What the exercise asks:
Look through the listing for the word "this". Copy each line that has it.

Extracted data:
▬▬▬▬▬▬▬▬▬▬
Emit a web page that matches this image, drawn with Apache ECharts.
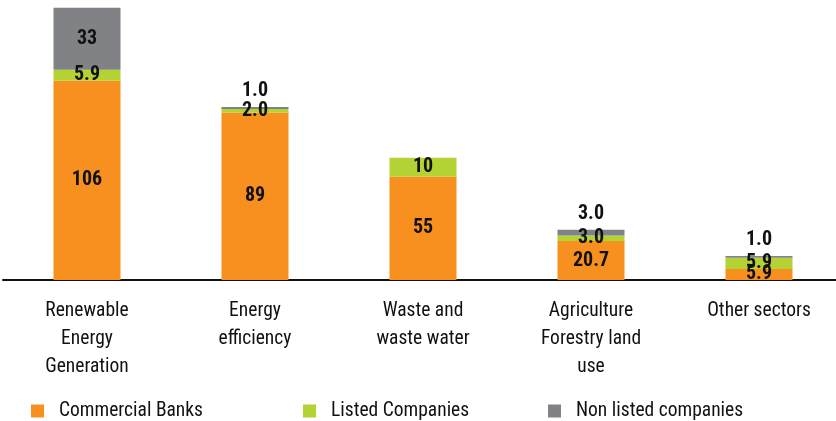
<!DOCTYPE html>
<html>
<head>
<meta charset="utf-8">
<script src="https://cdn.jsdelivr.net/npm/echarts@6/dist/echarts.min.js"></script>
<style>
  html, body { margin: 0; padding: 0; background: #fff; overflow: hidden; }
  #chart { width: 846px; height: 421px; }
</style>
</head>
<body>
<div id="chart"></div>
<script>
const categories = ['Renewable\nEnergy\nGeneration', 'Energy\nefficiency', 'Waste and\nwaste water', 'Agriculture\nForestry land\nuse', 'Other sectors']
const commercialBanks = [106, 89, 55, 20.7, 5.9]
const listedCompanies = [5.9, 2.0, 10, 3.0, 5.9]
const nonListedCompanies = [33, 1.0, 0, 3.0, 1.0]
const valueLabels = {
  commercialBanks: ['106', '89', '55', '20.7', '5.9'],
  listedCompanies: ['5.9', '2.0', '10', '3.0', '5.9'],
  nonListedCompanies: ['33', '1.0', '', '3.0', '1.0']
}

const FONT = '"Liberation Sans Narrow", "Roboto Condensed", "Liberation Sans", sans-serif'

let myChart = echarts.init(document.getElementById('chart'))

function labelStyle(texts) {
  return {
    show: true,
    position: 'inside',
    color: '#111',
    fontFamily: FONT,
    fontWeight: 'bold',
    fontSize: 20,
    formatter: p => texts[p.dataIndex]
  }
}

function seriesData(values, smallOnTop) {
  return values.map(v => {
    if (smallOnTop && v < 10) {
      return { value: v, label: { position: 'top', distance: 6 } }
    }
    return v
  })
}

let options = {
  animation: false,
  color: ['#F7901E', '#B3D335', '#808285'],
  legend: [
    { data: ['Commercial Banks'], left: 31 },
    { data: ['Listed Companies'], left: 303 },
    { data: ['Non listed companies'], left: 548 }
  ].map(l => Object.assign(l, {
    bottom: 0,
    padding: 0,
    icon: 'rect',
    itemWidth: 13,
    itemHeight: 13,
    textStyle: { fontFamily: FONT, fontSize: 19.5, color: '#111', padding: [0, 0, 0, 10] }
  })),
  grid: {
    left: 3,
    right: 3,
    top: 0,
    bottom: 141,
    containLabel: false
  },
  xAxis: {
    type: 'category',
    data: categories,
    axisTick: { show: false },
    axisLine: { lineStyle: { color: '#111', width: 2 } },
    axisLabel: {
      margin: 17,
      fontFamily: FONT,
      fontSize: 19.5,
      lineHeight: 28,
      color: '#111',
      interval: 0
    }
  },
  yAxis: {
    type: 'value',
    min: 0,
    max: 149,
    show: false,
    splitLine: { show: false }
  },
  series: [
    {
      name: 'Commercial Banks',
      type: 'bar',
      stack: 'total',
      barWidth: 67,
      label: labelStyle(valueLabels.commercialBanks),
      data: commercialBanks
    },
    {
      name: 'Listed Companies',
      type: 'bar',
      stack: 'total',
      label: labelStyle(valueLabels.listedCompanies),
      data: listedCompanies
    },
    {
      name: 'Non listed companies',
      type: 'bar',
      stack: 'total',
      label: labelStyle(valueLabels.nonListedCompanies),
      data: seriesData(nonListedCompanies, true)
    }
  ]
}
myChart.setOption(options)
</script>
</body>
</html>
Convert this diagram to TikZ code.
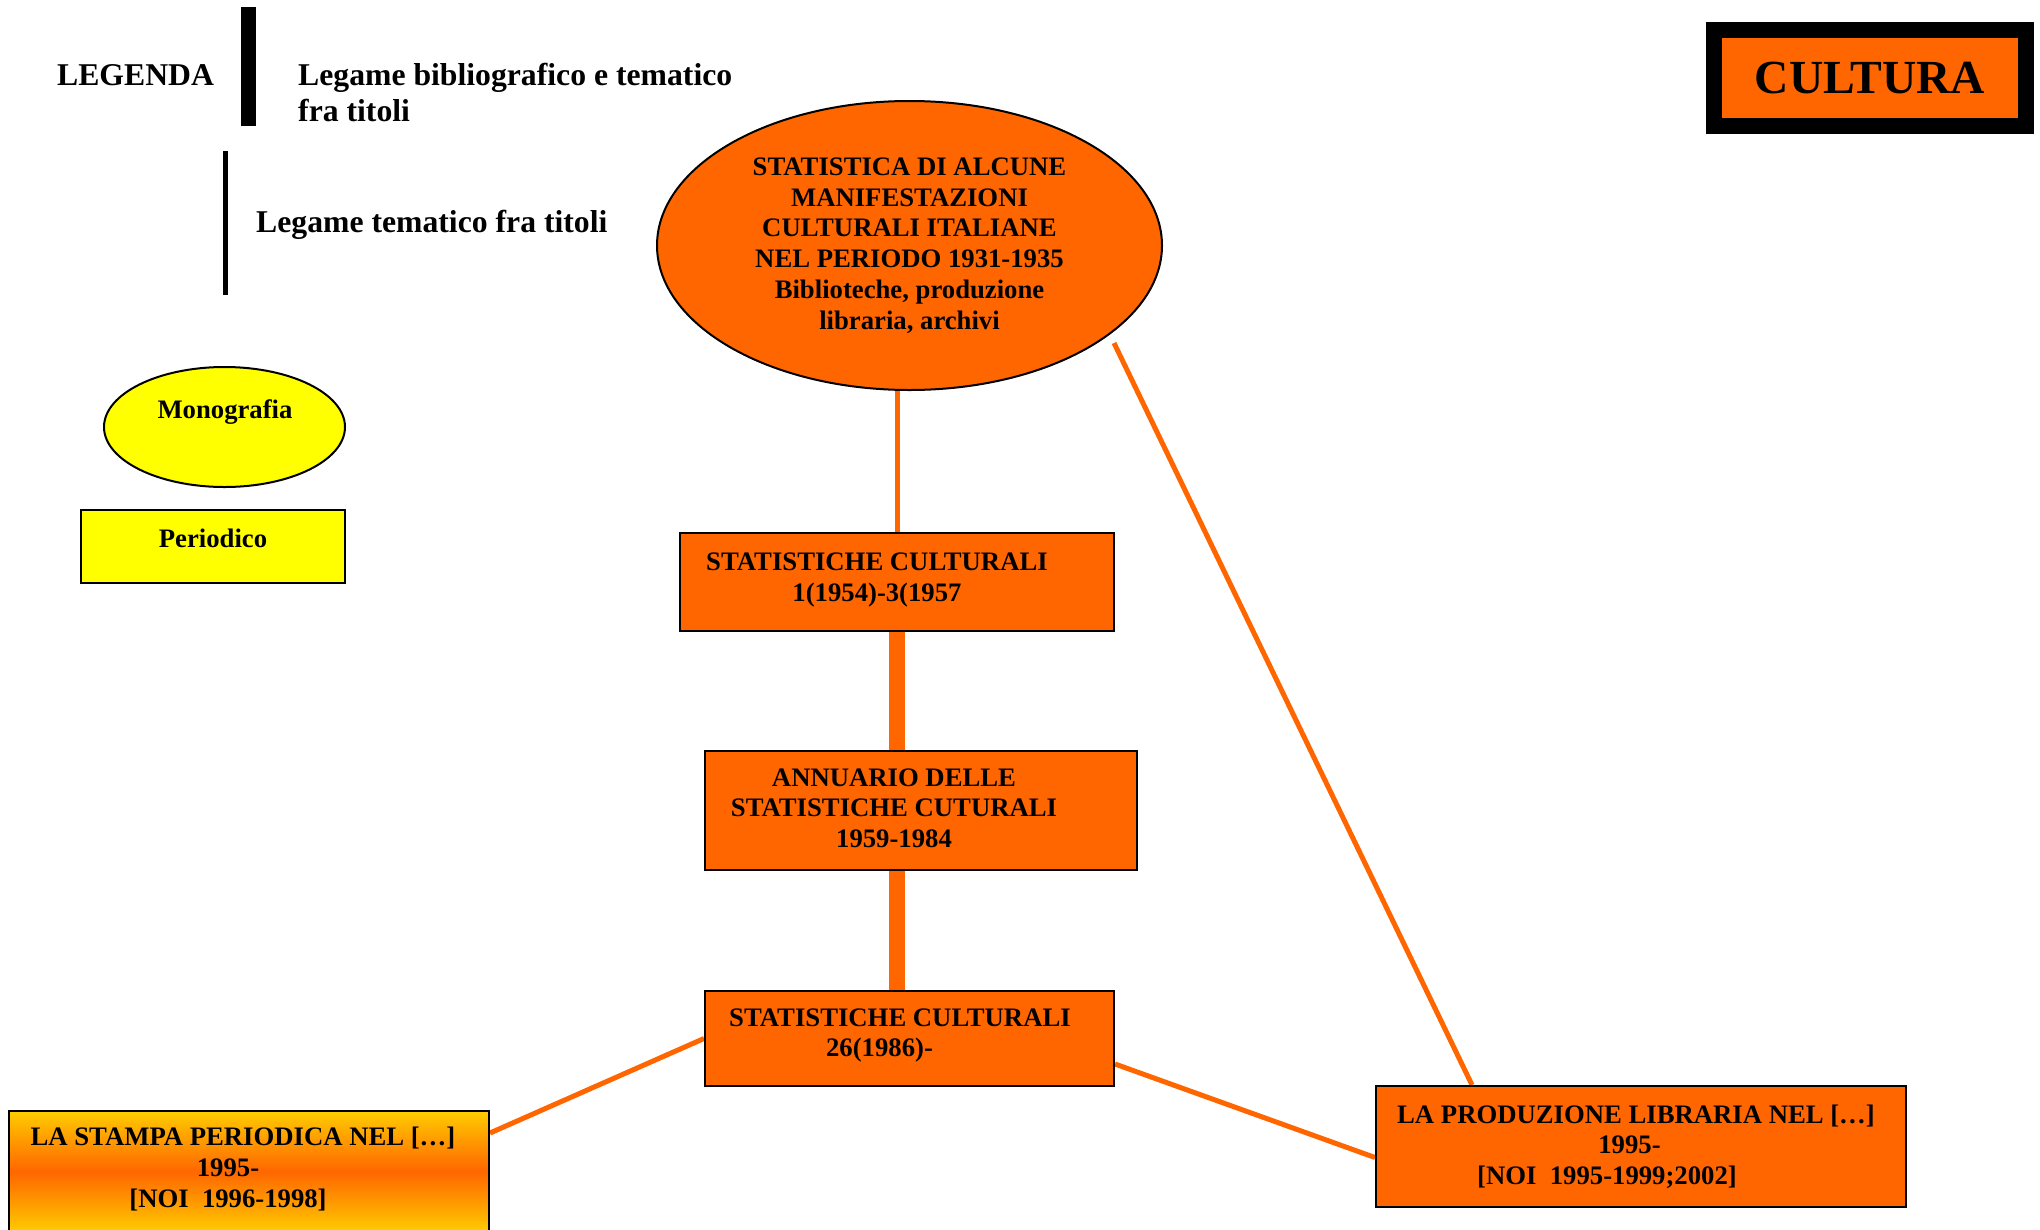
▬▬▬▬▬▬▬▬▬▬
Solution to the problem:
Emit a web page that matches this image, drawn with Apache ECharts.
Convert this diagram to TikZ code.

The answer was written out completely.